### Given data
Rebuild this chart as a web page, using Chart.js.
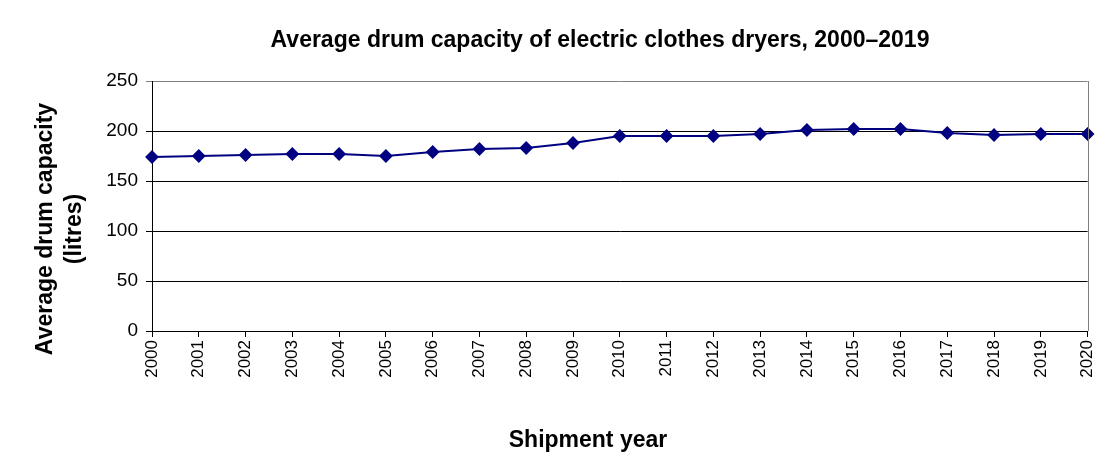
<!DOCTYPE html>
<html><head><meta charset="utf-8">
<script src="https://cdn.jsdelivr.net/npm/chart.js@4"></script>
<style>html,body{margin:0;padding:0;background:#fff}#wrap{width:1111px;height:467px}</style>
</head><body><div id="wrap"><canvas id="c" width="1111" height="467"></canvas></div>
<script>
const years = ["2000","2001","2002","2003","2004","2005","2006","2007","2008","2009","2010","2011","2012","2013","2014","2015","2016","2017","2018","2019","2020"];
const capacity = [174,175,176,177,177,175,179,182,183,188,195,195,195,197,201,202,202,198,196,197,197];
const yTicks = [0,50,100,150,200,250];
const titleText = "Average drum capacity of electric clothes dryers, 2000\u20132019";
const yTitle = ["Average drum capacity","(litres)"];
const xTitle = "Shipment year";

const FONT = "'Liberation Sans', Arial, sans-serif";

const textPlugin = {
  id: 'texts',
  afterDraw(chart) {
    const ctx = chart.ctx, a = chart.chartArea;
    ctx.save();
    ctx.strokeStyle = '#808080'; ctx.lineWidth = 1;
    ctx.beginPath(); ctx.moveTo(Math.round(a.right)+0.5, a.top); ctx.lineTo(Math.round(a.right)+0.5, a.bottom); ctx.stroke();
    ctx.fillStyle = '#000';
    ctx.textAlign = 'center'; ctx.textBaseline = 'middle';
    ctx.font = "bold 23px " + FONT;
    ctx.fillText(titleText, 600, 41);
    ctx.fillText(xTitle, 588, 441);
    ctx.save();
    ctx.translate(61, 229); ctx.rotate(-Math.PI/2);
    ctx.fillText(yTitle[0], 0, -15);
    ctx.fillText(yTitle[1], 0, 14);
    ctx.restore();
    ctx.restore();
  }
};

new Chart(document.getElementById('c'), {
  type: 'line',
  data: { labels: years, datasets: [{
    data: capacity, borderColor: '#000080', backgroundColor: '#000080', borderWidth: 2,
    pointStyle: 'rectRot', pointRadius: 5.5, pointHoverRadius: 5.5, tension: 0, clip: false
  }]},
  options: {
    responsive: false, animation: false,
    layout: { padding: { left: 0, right: 21, top: 81, bottom: 0 } },
    plugins: { legend: { display: false }, title: { display: false }, tooltip: { enabled: false } },
    scales: {
      x: {
        offset: false,
        afterFit(s) { s.height = 136; },
        grid: { drawOnChartArea: false, drawTicks: true, tickLength: 6, color: '#000' },
        border: { color: '#000', width: 1 },
        ticks: { autoSkip: false, maxRotation: 90, minRotation: 90, color: '#000', font: { family: FONT, size: 17 }, padding: 3 }
      },
      y: {
        min: 0, max: 250,
        afterFit(s) { s.width = 152; },
        afterBuildTicks(s) { s.ticks = yTicks.map(v => ({ value: v })); },
        grid: { color: ctx => (ctx.tick && ctx.tick.value === 250) ? '#808080' : '#000', tickLength: 6, lineWidth: 1 },
        border: { color: '#000', width: 1 },
        ticks: { color: '#000', font: { family: FONT, size: 19 }, padding: 8 }
      }
    }
  },
  plugins: [textPlugin]
});
</script></body></html>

### Given problem
Print the full listing exactly, dropping the pictures.

### Final result
Rebuild this chart as a web page, using Chart.js.
<!DOCTYPE html>
<html><head><meta charset="utf-8">
<script src="https://cdn.jsdelivr.net/npm/chart.js@4"></script>
<style>html,body{margin:0;padding:0;background:#fff}#wrap{width:1111px;height:467px}</style>
</head><body><div id="wrap"><canvas id="c" width="1111" height="467"></canvas></div>
<script>
const years = ["2000","2001","2002","2003","2004","2005","2006","2007","2008","2009","2010","2011","2012","2013","2014","2015","2016","2017","2018","2019","2020"];
const capacity = [174,175,176,177,177,175,179,182,183,188,195,195,195,197,201,202,202,198,196,197,197];
const yTicks = [0,50,100,150,200,250];
const titleText = "Average drum capacity of electric clothes dryers, 2000\u20132019";
const yTitle = ["Average drum capacity","(litres)"];
const xTitle = "Shipment year";

const FONT = "'Liberation Sans', Arial, sans-serif";

const textPlugin = {
  id: 'texts',
  afterDraw(chart) {
    const ctx = chart.ctx, a = chart.chartArea;
    ctx.save();
    ctx.strokeStyle = '#808080'; ctx.lineWidth = 1;
    ctx.beginPath(); ctx.moveTo(Math.round(a.right)+0.5, a.top); ctx.lineTo(Math.round(a.right)+0.5, a.bottom); ctx.stroke();
    ctx.fillStyle = '#000';
    ctx.textAlign = 'center'; ctx.textBaseline = 'middle';
    ctx.font = "bold 23px " + FONT;
    ctx.fillText(titleText, 600, 41);
    ctx.fillText(xTitle, 588, 441);
    ctx.save();
    ctx.translate(61, 229); ctx.rotate(-Math.PI/2);
    ctx.fillText(yTitle[0], 0, -15);
    ctx.fillText(yTitle[1], 0, 14);
    ctx.restore();
    ctx.restore();
  }
};

new Chart(document.getElementById('c'), {
  type: 'line',
  data: { labels: years, datasets: [{
    data: capacity, borderColor: '#000080', backgroundColor: '#000080', borderWidth: 2,
    pointStyle: 'rectRot', pointRadius: 5.5, pointHoverRadius: 5.5, tension: 0, clip: false
  }]},
  options: {
    responsive: false, animation: false,
    layout: { padding: { left: 0, right: 21, top: 81, bottom: 0 } },
    plugins: { legend: { display: false }, title: { display: false }, tooltip: { enabled: false } },
    scales: {
      x: {
        offset: false,
        afterFit(s) { s.height = 136; },
        grid: { drawOnChartArea: false, drawTicks: true, tickLength: 6, color: '#000' },
        border: { color: '#000', width: 1 },
        ticks: { autoSkip: false, maxRotation: 90, minRotation: 90, color: '#000', font: { family: FONT, size: 17 }, padding: 3 }
      },
      y: {
        min: 0, max: 250,
        afterFit(s) { s.width = 152; },
        afterBuildTicks(s) { s.ticks = yTicks.map(v => ({ value: v })); },
        grid: { color: ctx => (ctx.tick && ctx.tick.value === 250) ? '#808080' : '#000', tickLength: 6, lineWidth: 1 },
        border: { color: '#000', width: 1 },
        ticks: { color: '#000', font: { family: FONT, size: 19 }, padding: 8 }
      }
    }
  },
  plugins: [textPlugin]
});
</script></body></html>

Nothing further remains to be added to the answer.